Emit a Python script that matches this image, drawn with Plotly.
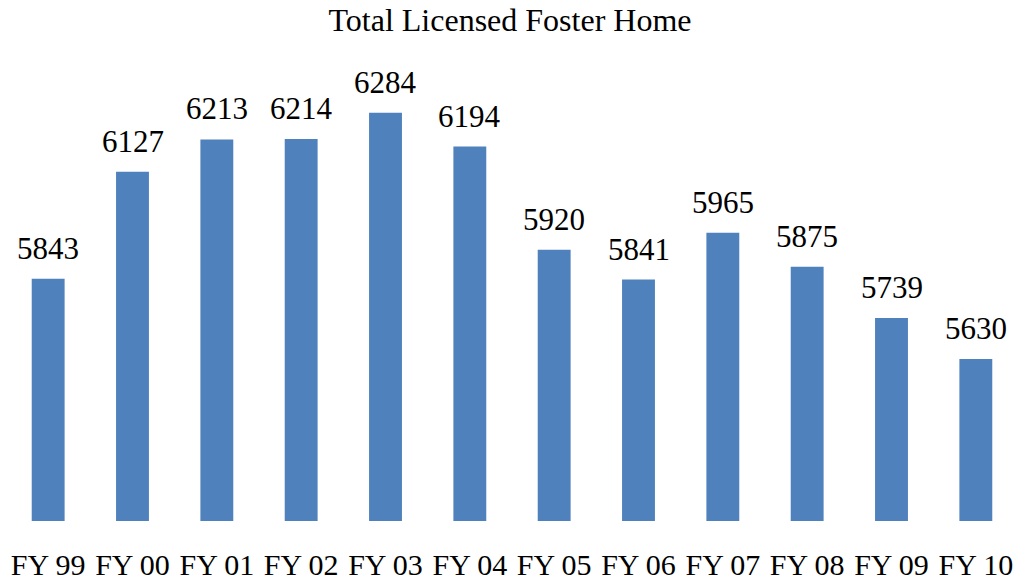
import plotly.graph_objects as go

categories = ["FY 99", "FY 00", "FY 01", "FY 02", "FY 03", "FY 04",
              "FY 05", "FY 06", "FY 07", "FY 08", "FY 09", "FY 10"]
values = [5843, 6127, 6213, 6214, 6284, 6194, 5920, 5841, 5965, 5875, 5739, 5630]

FONT = "Liberation Serif, Times New Roman, serif"

fig = go.Figure(go.Bar(
    x=categories, y=values,
    marker=dict(color="#4F81BD", line=dict(width=0)),
    cliponaxis=False,
))

for c, v in zip(categories, values):
    fig.add_annotation(x=c, y=v, text=str(v), showarrow=False,
                       yanchor="bottom", yshift=11,
                       font=dict(family=FONT, size=31, color="black"))

fig.update_layout(
    width=1020, height=581,
    margin=dict(l=6, r=2, t=69, b=60),
    paper_bgcolor="white", plot_bgcolor="white",
    bargap=0.61,
    showlegend=False,
    title=dict(text="Total Licensed Foster Home", x=0.5, xanchor="center",
               y=1 - 20 / 581, yanchor="middle", yref="container",
               font=dict(family=FONT, size=32, color="black")),
    xaxis=dict(showline=False, showgrid=False, ticks="outside", ticklen=17,
               tickcolor="rgba(0,0,0,0)", automargin=False,
               tickfont=dict(family=FONT, size=30, color="black")),
    yaxis=dict(range=[5200, 6400], visible=False, showgrid=False, automargin=False),
)

fig.write_html("out.html", config={"displayModeBar": False},
               post_script="document.body.style.margin='0';document.body.style.padding='0';")
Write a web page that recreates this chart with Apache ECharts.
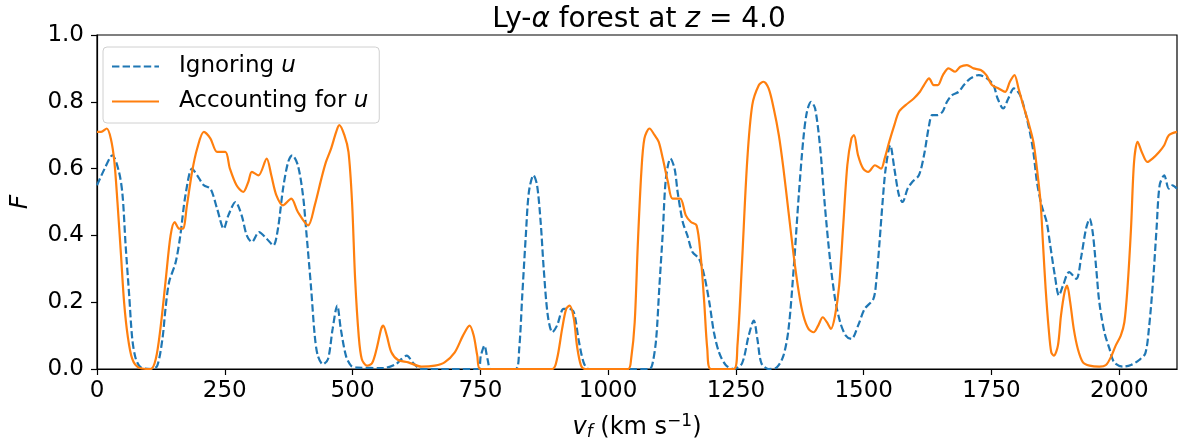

|---|

Objective – Copy out every line of the material above exactly, skipping the pictures.

Correct response –
Emit a Python script that matches this image, drawn with Plotly.
import plotly.graph_objects as go

categories = ["FY 99", "FY 00", "FY 01", "FY 02", "FY 03", "FY 04",
              "FY 05", "FY 06", "FY 07", "FY 08", "FY 09", "FY 10"]
values = [5843, 6127, 6213, 6214, 6284, 6194, 5920, 5841, 5965, 5875, 5739, 5630]

FONT = "Liberation Serif, Times New Roman, serif"

fig = go.Figure(go.Bar(
    x=categories, y=values,
    marker=dict(color="#4F81BD", line=dict(width=0)),
    cliponaxis=False,
))

for c, v in zip(categories, values):
    fig.add_annotation(x=c, y=v, text=str(v), showarrow=False,
                       yanchor="bottom", yshift=11,
                       font=dict(family=FONT, size=31, color="black"))

fig.update_layout(
    width=1020, height=581,
    margin=dict(l=6, r=2, t=69, b=60),
    paper_bgcolor="white", plot_bgcolor="white",
    bargap=0.61,
    showlegend=False,
    title=dict(text="Total Licensed Foster Home", x=0.5, xanchor="center",
               y=1 - 20 / 581, yanchor="middle", yref="container",
               font=dict(family=FONT, size=32, color="black")),
    xaxis=dict(showline=False, showgrid=False, ticks="outside", ticklen=17,
               tickcolor="rgba(0,0,0,0)", automargin=False,
               tickfont=dict(family=FONT, size=30, color="black")),
    yaxis=dict(range=[5200, 6400], visible=False, showgrid=False, automargin=False),
)

fig.write_html("out.html", config={"displayModeBar": False},
               post_script="document.body.style.margin='0';document.body.style.padding='0';")
Write a web page that recreates this chart with Apache ECharts.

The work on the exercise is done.